- [Written exercise] Print the lines starting at the line containing "Output the Python" and ending at the line containing "5.9, 6.12, 6.18, 6.28, 6.28, 6.69, 6.69]", exactly and in full, without the pictures.

- [Records to use]
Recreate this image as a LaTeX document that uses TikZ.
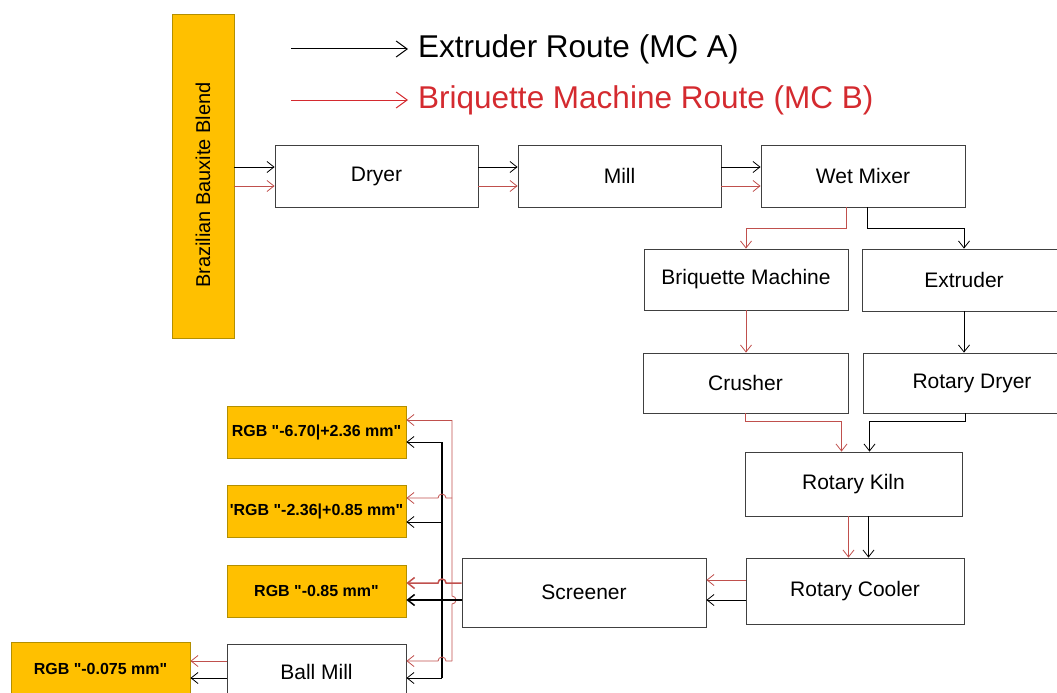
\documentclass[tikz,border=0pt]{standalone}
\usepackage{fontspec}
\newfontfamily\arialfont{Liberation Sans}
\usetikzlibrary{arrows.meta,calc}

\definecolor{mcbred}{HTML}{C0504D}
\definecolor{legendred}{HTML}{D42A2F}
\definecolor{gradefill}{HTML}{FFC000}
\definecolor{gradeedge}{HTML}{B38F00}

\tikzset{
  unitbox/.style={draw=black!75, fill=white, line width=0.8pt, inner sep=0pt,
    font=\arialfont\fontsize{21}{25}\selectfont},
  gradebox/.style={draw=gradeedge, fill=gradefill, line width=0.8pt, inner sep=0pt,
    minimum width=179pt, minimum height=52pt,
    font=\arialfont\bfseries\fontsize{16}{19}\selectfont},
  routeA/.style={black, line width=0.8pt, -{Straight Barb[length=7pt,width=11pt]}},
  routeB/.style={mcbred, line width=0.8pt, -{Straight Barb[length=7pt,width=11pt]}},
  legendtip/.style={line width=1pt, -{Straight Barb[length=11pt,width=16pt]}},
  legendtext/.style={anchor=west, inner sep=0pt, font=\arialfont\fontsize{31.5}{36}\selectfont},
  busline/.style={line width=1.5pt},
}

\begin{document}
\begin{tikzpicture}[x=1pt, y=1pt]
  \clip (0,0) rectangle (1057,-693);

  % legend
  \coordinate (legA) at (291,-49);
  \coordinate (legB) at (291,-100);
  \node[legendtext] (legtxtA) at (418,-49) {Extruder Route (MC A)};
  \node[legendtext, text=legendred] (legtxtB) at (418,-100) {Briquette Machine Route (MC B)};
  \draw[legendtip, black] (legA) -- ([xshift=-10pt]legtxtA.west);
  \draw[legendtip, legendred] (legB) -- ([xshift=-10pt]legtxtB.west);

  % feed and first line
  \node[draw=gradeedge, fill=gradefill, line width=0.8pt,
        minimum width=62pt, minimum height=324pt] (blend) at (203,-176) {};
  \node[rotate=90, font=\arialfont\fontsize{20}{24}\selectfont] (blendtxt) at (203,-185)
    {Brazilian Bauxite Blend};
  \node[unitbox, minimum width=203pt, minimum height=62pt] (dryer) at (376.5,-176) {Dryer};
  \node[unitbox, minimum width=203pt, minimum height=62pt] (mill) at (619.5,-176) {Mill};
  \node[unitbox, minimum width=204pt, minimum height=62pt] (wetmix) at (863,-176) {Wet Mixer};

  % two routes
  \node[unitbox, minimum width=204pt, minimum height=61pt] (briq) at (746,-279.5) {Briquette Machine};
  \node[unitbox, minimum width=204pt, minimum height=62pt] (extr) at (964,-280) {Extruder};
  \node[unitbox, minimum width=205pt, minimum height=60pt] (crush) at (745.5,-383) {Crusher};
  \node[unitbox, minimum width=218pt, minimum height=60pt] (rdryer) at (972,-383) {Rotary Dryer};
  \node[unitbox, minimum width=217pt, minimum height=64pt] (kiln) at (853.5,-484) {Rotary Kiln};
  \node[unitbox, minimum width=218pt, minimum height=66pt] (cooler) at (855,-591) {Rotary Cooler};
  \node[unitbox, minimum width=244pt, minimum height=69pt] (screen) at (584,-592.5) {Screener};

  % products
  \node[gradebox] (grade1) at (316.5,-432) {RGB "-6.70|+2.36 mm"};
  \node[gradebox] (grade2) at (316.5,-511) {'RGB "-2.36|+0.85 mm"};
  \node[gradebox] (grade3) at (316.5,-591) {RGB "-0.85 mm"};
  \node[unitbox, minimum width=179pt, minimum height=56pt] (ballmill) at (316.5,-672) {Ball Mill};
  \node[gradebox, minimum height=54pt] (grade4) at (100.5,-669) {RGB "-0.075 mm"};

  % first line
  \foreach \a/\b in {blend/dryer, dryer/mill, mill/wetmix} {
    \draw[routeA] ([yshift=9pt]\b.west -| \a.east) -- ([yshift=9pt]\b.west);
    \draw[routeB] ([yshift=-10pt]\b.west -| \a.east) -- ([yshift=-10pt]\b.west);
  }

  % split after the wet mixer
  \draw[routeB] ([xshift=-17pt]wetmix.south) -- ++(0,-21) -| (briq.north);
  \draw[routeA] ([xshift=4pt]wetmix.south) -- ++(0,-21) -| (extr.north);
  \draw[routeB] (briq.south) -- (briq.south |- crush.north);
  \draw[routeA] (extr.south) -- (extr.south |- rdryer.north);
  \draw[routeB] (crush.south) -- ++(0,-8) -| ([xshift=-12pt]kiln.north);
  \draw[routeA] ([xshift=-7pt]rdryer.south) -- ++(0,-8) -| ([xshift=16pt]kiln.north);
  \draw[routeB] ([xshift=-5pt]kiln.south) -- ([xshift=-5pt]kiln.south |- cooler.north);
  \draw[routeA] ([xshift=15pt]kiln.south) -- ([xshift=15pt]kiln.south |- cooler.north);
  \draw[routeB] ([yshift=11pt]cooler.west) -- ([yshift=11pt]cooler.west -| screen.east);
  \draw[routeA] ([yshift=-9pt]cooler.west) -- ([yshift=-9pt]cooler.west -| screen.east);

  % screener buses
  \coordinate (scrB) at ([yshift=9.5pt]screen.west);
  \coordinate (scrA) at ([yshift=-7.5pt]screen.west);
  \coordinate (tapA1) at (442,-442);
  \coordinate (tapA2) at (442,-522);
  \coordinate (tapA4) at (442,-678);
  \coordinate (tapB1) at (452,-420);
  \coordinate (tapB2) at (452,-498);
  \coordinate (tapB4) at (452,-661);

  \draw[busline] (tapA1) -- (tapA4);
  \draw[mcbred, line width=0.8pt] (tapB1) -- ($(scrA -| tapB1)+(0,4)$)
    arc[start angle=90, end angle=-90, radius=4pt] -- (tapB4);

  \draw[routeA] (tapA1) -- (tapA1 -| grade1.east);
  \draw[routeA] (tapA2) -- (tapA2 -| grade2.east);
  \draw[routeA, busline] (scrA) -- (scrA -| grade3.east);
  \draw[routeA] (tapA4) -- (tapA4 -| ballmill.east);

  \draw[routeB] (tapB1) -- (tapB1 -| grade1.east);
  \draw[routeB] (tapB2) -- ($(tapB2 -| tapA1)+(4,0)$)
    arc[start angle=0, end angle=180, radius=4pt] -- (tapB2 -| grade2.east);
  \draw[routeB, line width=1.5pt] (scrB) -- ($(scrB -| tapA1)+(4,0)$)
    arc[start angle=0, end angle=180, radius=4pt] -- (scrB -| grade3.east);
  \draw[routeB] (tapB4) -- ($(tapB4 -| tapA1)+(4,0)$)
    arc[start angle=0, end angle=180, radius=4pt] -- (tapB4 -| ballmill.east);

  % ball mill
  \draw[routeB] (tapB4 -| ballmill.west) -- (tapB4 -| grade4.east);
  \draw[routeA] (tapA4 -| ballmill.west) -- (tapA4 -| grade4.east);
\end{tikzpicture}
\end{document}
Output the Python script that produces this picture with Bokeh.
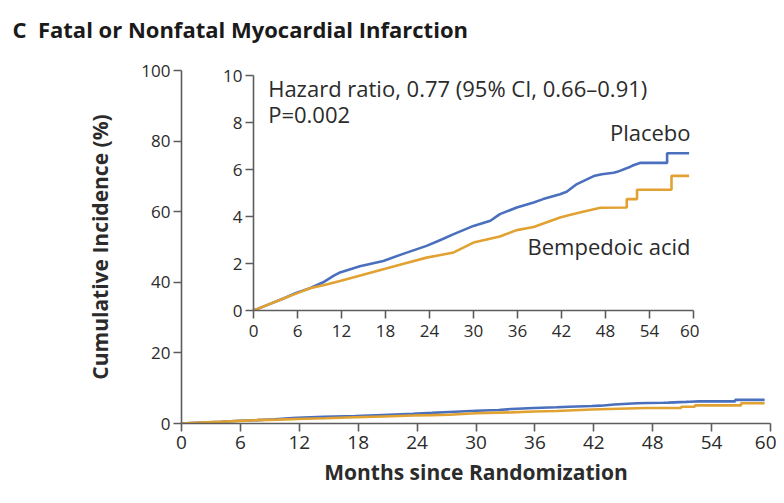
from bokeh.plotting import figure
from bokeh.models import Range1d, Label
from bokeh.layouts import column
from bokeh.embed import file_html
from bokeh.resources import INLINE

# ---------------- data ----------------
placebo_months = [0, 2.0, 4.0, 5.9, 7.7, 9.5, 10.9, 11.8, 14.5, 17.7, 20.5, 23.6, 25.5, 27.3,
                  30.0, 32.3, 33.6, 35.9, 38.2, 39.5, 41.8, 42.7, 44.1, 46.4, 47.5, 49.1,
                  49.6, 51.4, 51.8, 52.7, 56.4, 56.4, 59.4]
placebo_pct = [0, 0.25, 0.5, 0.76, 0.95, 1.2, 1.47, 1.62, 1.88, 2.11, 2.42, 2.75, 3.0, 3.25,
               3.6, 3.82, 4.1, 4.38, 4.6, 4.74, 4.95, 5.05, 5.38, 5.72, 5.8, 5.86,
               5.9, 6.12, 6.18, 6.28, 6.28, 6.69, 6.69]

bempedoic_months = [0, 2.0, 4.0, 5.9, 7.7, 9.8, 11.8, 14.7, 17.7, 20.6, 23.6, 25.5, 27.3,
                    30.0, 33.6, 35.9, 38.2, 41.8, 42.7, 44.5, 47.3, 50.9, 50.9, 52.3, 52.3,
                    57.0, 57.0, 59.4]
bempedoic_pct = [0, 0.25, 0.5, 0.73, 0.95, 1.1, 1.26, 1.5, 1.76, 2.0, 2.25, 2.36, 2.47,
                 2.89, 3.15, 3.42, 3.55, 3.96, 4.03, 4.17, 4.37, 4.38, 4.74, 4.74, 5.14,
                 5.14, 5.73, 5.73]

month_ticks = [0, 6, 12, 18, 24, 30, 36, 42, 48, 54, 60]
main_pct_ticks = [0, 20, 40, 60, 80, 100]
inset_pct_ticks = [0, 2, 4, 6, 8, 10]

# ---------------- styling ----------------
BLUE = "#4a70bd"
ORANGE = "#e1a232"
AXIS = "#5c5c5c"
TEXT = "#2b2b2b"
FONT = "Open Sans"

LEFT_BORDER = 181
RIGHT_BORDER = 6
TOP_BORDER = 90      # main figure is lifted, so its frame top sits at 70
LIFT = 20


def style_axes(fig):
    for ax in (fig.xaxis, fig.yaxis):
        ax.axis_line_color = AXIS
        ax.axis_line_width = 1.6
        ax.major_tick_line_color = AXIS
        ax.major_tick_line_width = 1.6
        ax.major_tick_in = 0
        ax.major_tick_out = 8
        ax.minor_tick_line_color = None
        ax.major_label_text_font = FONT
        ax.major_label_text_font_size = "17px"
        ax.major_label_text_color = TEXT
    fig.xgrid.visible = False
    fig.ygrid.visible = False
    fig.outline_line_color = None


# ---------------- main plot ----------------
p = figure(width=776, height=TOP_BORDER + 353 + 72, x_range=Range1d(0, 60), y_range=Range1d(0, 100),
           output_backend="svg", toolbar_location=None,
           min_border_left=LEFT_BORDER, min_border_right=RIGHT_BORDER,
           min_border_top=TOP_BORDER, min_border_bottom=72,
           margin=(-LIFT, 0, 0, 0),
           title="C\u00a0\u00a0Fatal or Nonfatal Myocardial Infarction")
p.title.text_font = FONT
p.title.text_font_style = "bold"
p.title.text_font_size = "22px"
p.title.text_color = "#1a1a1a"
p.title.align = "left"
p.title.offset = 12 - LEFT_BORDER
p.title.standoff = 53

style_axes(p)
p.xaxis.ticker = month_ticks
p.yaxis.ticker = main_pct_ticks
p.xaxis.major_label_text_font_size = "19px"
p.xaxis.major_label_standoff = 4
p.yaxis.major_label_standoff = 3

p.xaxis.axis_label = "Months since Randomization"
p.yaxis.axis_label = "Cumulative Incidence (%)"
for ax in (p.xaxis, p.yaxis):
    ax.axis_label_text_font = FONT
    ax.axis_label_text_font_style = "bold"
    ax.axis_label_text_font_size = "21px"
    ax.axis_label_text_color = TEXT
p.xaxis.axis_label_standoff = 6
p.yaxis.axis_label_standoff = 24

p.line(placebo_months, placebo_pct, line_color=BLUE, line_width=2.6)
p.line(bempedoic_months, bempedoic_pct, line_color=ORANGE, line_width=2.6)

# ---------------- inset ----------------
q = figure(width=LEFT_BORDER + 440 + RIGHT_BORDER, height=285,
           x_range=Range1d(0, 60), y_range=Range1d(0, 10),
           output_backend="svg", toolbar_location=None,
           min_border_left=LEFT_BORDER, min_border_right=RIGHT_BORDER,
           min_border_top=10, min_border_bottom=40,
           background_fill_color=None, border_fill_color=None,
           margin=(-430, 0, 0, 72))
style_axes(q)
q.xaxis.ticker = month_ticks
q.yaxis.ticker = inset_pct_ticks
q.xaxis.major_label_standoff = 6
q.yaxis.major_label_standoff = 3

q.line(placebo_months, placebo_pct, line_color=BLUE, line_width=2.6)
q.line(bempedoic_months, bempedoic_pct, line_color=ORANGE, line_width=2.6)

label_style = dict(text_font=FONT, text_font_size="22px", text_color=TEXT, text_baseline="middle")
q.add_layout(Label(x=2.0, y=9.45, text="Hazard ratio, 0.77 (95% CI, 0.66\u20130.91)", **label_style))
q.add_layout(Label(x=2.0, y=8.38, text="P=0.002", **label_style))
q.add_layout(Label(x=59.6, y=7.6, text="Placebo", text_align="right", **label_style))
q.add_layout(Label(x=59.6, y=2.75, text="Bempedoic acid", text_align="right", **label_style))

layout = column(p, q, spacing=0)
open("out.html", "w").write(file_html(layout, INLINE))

- [Full response]
Output the Python script that produces this picture with Bokeh.
from bokeh.plotting import figure
from bokeh.models import Range1d, Label
from bokeh.layouts import column
from bokeh.embed import file_html
from bokeh.resources import INLINE

# ---------------- data ----------------
placebo_months = [0, 2.0, 4.0, 5.9, 7.7, 9.5, 10.9, 11.8, 14.5, 17.7, 20.5, 23.6, 25.5, 27.3,
                  30.0, 32.3, 33.6, 35.9, 38.2, 39.5, 41.8, 42.7, 44.1, 46.4, 47.5, 49.1,
                  49.6, 51.4, 51.8, 52.7, 56.4, 56.4, 59.4]
placebo_pct = [0, 0.25, 0.5, 0.76, 0.95, 1.2, 1.47, 1.62, 1.88, 2.11, 2.42, 2.75, 3.0, 3.25,
               3.6, 3.82, 4.1, 4.38, 4.6, 4.74, 4.95, 5.05, 5.38, 5.72, 5.8, 5.86,
               5.9, 6.12, 6.18, 6.28, 6.28, 6.69, 6.69]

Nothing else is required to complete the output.